» **Dataset content**:
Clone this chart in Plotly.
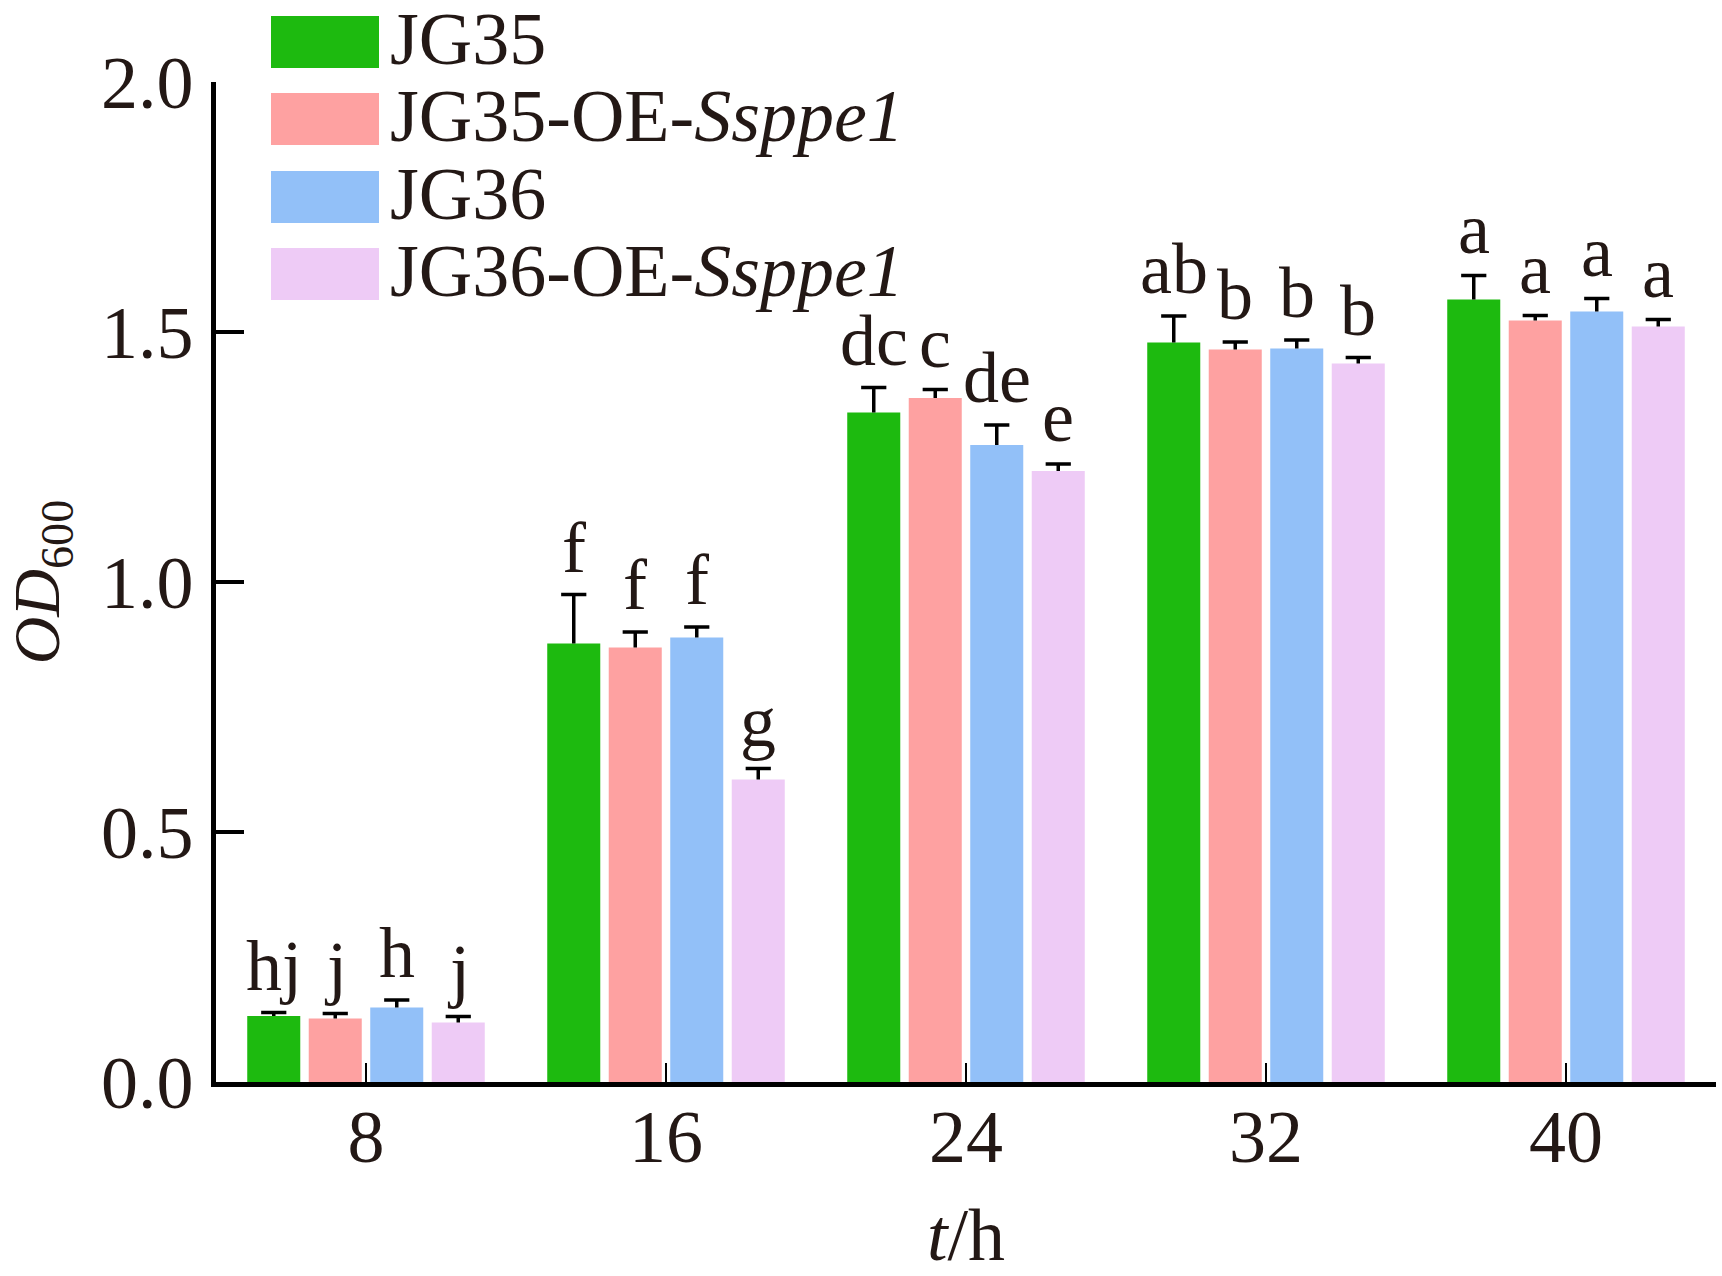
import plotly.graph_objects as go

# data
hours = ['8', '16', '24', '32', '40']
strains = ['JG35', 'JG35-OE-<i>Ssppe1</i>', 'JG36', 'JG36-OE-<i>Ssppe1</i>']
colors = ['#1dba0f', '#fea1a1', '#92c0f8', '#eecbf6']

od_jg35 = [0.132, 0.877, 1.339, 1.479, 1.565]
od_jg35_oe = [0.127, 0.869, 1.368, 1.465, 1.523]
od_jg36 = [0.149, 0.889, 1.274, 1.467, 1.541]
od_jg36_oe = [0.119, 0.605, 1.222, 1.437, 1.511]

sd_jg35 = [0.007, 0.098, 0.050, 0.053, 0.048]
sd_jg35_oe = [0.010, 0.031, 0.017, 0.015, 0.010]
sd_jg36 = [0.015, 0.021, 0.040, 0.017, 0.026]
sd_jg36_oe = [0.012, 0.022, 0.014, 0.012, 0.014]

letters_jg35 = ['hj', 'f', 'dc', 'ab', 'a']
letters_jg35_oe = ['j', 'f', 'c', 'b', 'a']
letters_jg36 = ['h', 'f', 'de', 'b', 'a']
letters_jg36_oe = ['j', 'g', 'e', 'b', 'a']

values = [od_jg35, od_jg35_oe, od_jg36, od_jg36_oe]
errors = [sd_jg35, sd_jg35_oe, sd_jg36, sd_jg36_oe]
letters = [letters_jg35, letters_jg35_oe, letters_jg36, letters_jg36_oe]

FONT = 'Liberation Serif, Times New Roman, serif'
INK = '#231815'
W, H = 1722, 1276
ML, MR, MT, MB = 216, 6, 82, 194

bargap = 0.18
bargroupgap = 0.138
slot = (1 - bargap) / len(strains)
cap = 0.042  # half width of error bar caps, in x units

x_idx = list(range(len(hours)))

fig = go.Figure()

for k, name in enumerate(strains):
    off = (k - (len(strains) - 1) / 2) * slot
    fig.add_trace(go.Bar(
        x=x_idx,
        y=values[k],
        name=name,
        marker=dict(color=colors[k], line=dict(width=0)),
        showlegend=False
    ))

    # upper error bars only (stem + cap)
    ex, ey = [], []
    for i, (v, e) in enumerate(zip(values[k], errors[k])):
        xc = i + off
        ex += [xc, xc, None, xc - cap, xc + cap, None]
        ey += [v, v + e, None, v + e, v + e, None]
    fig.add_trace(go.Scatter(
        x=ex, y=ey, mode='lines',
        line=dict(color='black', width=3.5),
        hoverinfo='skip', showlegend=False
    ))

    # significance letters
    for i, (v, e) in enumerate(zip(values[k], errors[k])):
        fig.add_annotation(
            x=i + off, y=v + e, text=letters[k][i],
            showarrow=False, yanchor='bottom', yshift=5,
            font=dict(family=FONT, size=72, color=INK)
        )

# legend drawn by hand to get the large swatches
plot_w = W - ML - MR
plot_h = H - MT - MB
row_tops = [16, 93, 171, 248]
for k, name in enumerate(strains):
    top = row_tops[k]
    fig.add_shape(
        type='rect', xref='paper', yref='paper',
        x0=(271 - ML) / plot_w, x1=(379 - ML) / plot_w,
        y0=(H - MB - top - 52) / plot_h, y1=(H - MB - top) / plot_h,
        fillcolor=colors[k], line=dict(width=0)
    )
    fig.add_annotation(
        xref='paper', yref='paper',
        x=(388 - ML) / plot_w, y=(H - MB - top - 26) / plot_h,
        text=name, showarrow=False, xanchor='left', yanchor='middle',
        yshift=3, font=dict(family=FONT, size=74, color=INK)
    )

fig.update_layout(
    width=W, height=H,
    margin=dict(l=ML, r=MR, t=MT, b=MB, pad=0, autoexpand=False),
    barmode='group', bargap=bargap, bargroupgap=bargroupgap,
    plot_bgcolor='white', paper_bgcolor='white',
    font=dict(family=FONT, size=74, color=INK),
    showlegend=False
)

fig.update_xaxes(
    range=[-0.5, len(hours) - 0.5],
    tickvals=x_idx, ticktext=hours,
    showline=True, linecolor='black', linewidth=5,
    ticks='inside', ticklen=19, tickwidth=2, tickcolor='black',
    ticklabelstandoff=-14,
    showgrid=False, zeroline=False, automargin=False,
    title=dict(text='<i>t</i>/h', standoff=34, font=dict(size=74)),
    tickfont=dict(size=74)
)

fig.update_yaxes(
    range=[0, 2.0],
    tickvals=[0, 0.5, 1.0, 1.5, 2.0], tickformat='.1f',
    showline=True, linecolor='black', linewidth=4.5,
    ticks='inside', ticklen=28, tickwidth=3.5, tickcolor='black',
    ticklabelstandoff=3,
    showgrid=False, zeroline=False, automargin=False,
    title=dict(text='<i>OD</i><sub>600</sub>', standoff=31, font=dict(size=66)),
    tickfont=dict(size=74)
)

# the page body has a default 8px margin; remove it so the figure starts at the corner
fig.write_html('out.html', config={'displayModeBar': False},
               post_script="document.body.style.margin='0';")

» **Task details**: Repeat the material above verbatim. Leave the pictures behind.

» **Response for this exercise**:
Clone this chart in Plotly.
import plotly.graph_objects as go

# data
hours = ['8', '16', '24', '32', '40']
strains = ['JG35', 'JG35-OE-<i>Ssppe1</i>', 'JG36', 'JG36-OE-<i>Ssppe1</i>']
colors = ['#1dba0f', '#fea1a1', '#92c0f8', '#eecbf6']

od_jg35 = [0.132, 0.877, 1.339, 1.479, 1.565]
od_jg35_oe = [0.127, 0.869, 1.368, 1.465, 1.523]
od_jg36 = [0.149, 0.889, 1.274, 1.467, 1.541]
od_jg36_oe = [0.119, 0.605, 1.222, 1.437, 1.511]

sd_jg35 = [0.007, 0.098, 0.050, 0.053, 0.048]
sd_jg35_oe = [0.010, 0.031, 0.017, 0.015, 0.010]
sd_jg36 = [0.015, 0.021, 0.040, 0.017, 0.026]
sd_jg36_oe = [0.012, 0.022, 0.014, 0.012, 0.014]

letters_jg35 = ['hj', 'f', 'dc', 'ab', 'a']
letters_jg35_oe = ['j', 'f', 'c', 'b', 'a']
letters_jg36 = ['h', 'f', 'de', 'b', 'a']
letters_jg36_oe = ['j', 'g', 'e', 'b', 'a']

values = [od_jg35, od_jg35_oe, od_jg36, od_jg36_oe]
errors = [sd_jg35, sd_jg35_oe, sd_jg36, sd_jg36_oe]
letters = [letters_jg35, letters_jg35_oe, letters_jg36, letters_jg36_oe]

FONT = 'Liberation Serif, Times New Roman, serif'
INK = '#231815'
W, H = 1722, 1276
ML, MR, MT, MB = 216, 6, 82, 194

bargap = 0.18
bargroupgap = 0.138
slot = (1 - bargap) / len(strains)
cap = 0.042  # half width of error bar caps, in x units

x_idx = list(range(len(hours)))

fig = go.Figure()

for k, name in enumerate(strains):
    off = (k - (len(strains) - 1) / 2) * slot
    fig.add_trace(go.Bar(
        x=x_idx,
        y=values[k],
        name=name,
        marker=dict(color=colors[k], line=dict(width=0)),
        showlegend=False
    ))

    # upper error bars only (stem + cap)
    ex, ey = [], []
    for i, (v, e) in enumerate(zip(values[k], errors[k])):
        xc = i + off
        ex += [xc, xc, None, xc - cap, xc + cap, None]
        ey += [v, v + e, None, v + e, v + e, None]
    fig.add_trace(go.Scatter(
        x=ex, y=ey, mode='lines',
        line=dict(color='black', width=3.5),
        hoverinfo='skip', showlegend=False
    ))

    # significance letters
    for i, (v, e) in enumerate(zip(values[k], errors[k])):
        fig.add_annotation(
            x=i + off, y=v + e, text=letters[k][i],
            showarrow=False, yanchor='bottom', yshift=5,
            font=dict(family=FONT, size=72, color=INK)
        )

# legend drawn by hand to get the large swatches
plot_w = W - ML - MR
plot_h = H - MT - MB
row_tops = [16, 93, 171, 248]
for k, name in enumerate(strains):
    top = row_tops[k]
    fig.add_shape(
        type='rect', xref='paper', yref='paper',
        x0=(271 - ML) / plot_w, x1=(379 - ML) / plot_w,
        y0=(H - MB - top - 52) / plot_h, y1=(H - MB - top) / plot_h,
        fillcolor=colors[k], line=dict(width=0)
    )
    fig.add_annotation(
        xref='paper', yref='paper',
        x=(388 - ML) / plot_w, y=(H - MB - top - 26) / plot_h,
        text=name, showarrow=False, xanchor='left', yanchor='middle',
        yshift=3, font=dict(family=FONT, size=74, color=INK)
    )

fig.update_layout(
    width=W, height=H,
    margin=dict(l=ML, r=MR, t=MT, b=MB, pad=0, autoexpand=False),
    barmode='group', bargap=bargap, bargroupgap=bargroupgap,
    plot_bgcolor='white', paper_bgcolor='white',
    font=dict(family=FONT, size=74, color=INK),
    showlegend=False
)

fig.update_xaxes(
    range=[-0.5, len(hours) - 0.5],
    tickvals=x_idx, ticktext=hours,
    showline=True, linecolor='black', linewidth=5,
    ticks='inside', ticklen=19, tickwidth=2, tickcolor='black',
    ticklabelstandoff=-14,
    showgrid=False, zeroline=False, automargin=False,
    title=dict(text='<i>t</i>/h', standoff=34, font=dict(size=74)),
    tickfont=dict(size=74)
)

fig.update_yaxes(
    range=[0, 2.0],
    tickvals=[0, 0.5, 1.0, 1.5, 2.0], tickformat='.1f',
    showline=True, linecolor='black', linewidth=4.5,
    ticks='inside', ticklen=28, tickwidth=3.5, tickcolor='black',
    ticklabelstandoff=3,
    showgrid=False, zeroline=False, automargin=False,
    title=dict(text='<i>OD</i><sub>600</sub>', standoff=31, font=dict(size=66)),
    tickfont=dict(size=74)
)

# the page body has a default 8px margin; remove it so the figure starts at the corner
fig.write_html('out.html', config={'displayModeBar': False},
               post_script="document.body.style.margin='0';")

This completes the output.